In this decent article of civil economy they were beforehand with one of the most considerable nations of Europe; for I am credibly informed, that, till the year 1760, there was no such thing as a privy in Madrid, the metropolis of Spain, though it is plentifully supplied with water. Before that time it was the universal practice to throw the ordure out of the windows, during the night, into the street, where numbers of men were employed to remove it, with shovels, from the upper parts of the city to the lower, where it lay till it was dry, and was then carried away in carts, and deposited without the gates. His present Catholic Majesty, having determined to free his capital from so gross a nuisance, ordered, by proclamation, that the proprietor of every house should build a privy, and that sinks, drains, and common sewers should be made at the public expense. The Spaniards, though long accustomed to an arbitrary government, resented this proclamation with great spirit, as an infringement of the common rights of mankind, and made a vigorous struggle against its being carried into execution. Every class devised some objection against it, but the physicians bid the fairest to interest the king in the preservation of the ancient privileges of his people; for they remonstrated that if the filth was not, as usual, thrown into the streets, a fatal sickness would probably ensue, because the putrescent particles of the air, which such filth attracted, would then be imbibed by the human body. But this expedient, with every other that could be thought of, proved unsuccessful, and the popular discontent then ran so high that it was very near producing an insurrection; his Majesty, however, at length prevailed, and Madrid is now as clear as most of the considerable cities in Europe. But many of the citizens, probably upon the principles advanced by their physicians, that heaps of filth prevent deleterious particles of air from fixing upon neighbouring substances, have, to keep their food wholesome, constructed their privies by the kitchen fire.

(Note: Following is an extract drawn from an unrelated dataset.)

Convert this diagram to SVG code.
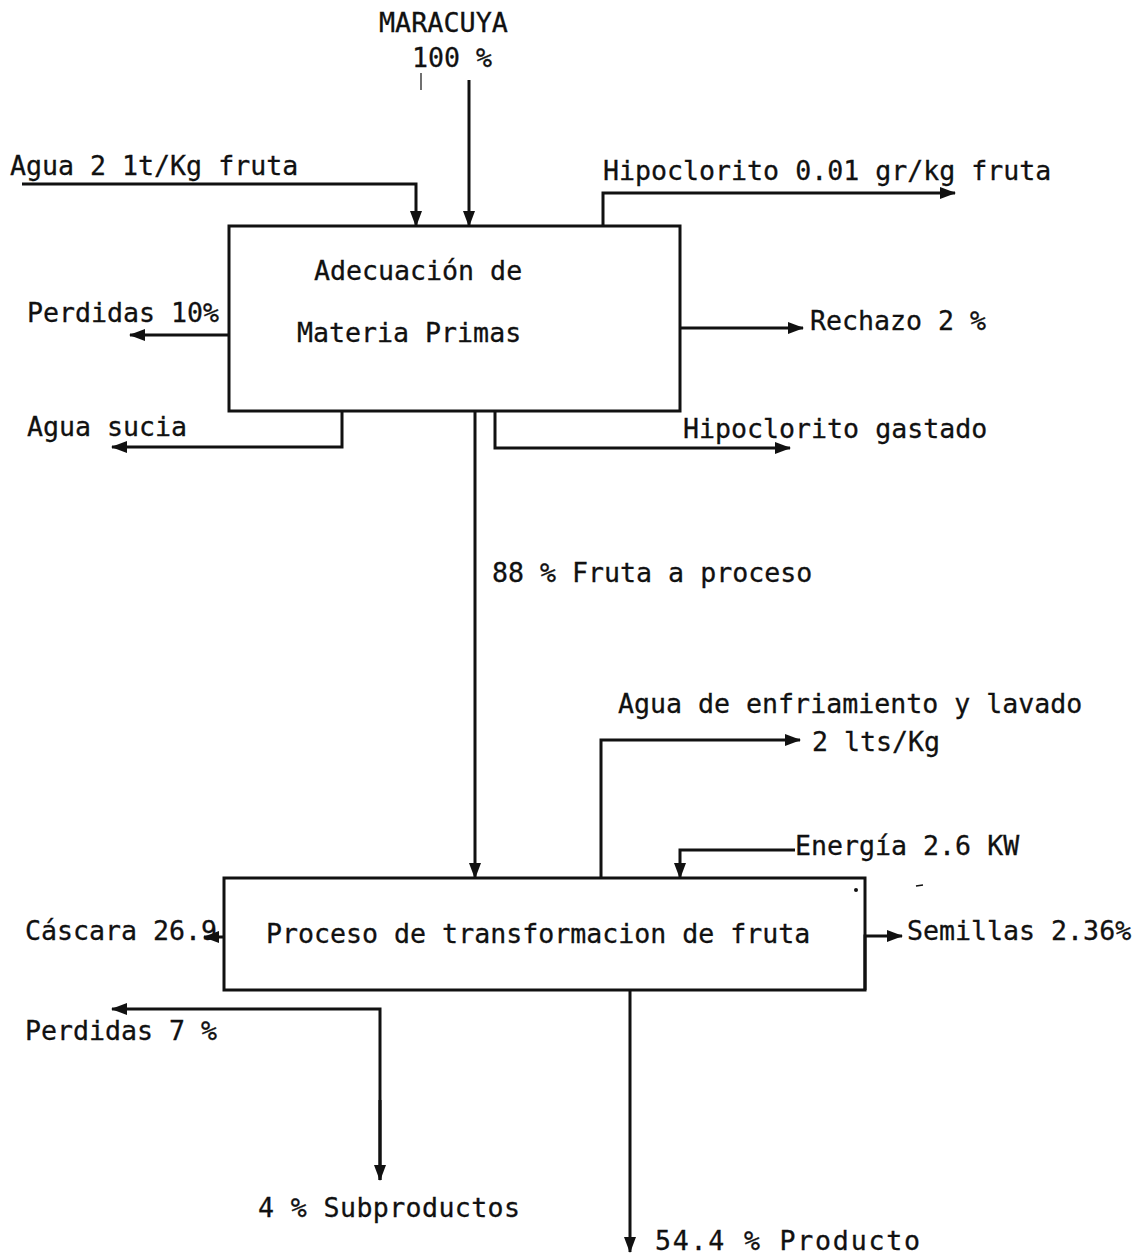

In the evening, all our boats being employed in carrying the water on board, and Mr. Banks and his company finding it probable that they should be left on shore after it was dark, by which much time would be lost, which they were impatient to employ in putting the plants they had gathered in order, they applied to the Indians for a passage in one of their canoes: they immediately consented, and a canoe was launched for their use. They went all on board, being eight in number, but not being used to a vessel that required so even a balance, they unfortunately overset her in the surf: no life, however, was lost, but it was thought advisable that half of them should wait for another turn. Mr. Banks, Dr. Solander, Tupia, and Tayeto embarked again, and without any further accident arrived safely at the ship, well pleased with the good nature of their Indian friends, who cheerfully undertook to carry them a second time, after having experienced how unfit a freight they were for such a vessel.
While these gentlemen were on shore, several of the natives went off to the ship, and trafficked, by exchanging their cloth for that of Otaheite: of this barter they were for some time very fond, preferring the Indian cloth to that of Europe: but before night it decreased in its value five hundred per cent. Many of these Indians I took on board, and showed them the ship and her apparatus, at which they expressed equal satisfaction and astonishment.
As I found it exceedingly difficult to get water on board on account of the surf, I determined to stay no longer at this place; on the next morning, therefore, about five o’clock, I weighed anchor, and put to sea.
This bay, which is called by the natives Tegadoo, lies in the latitude of 38° 10ʹ S.; but as it has nothing to recommend it, a description of it is unnecessary.
From this bay I intended to stand on to the northward, but the wind being right against me, I could make no way. While I was beating about to windward, some of the natives came on board, and told me, that in a bay which lay a little to the southward, being the same that I could not fetch the day I put into Tegadoo, there was excellent water, where the boats might land without a surf. I thought it better, therefore, to put into this bay, where I might complete my water, and form farther connections with the Indians, than to keep the sea. With this view I bore up for it, and sent in two boats, manned and armed, to examine the watering-place, who confirming the report of the Indians at their return, I came to an anchor about one o’clock, in eleven fathom water, with a fine sandy bottom, the north point of the bay N. by E., and the south point S. E. The watering-place, which was in a small cove a little within the south point of the bay, bore S. by E., distant about a mile. Many canoes came immediately off from the shore, and all traded very honestly for Otaheite cloth and glass-bottles, of which they were immoderately fond.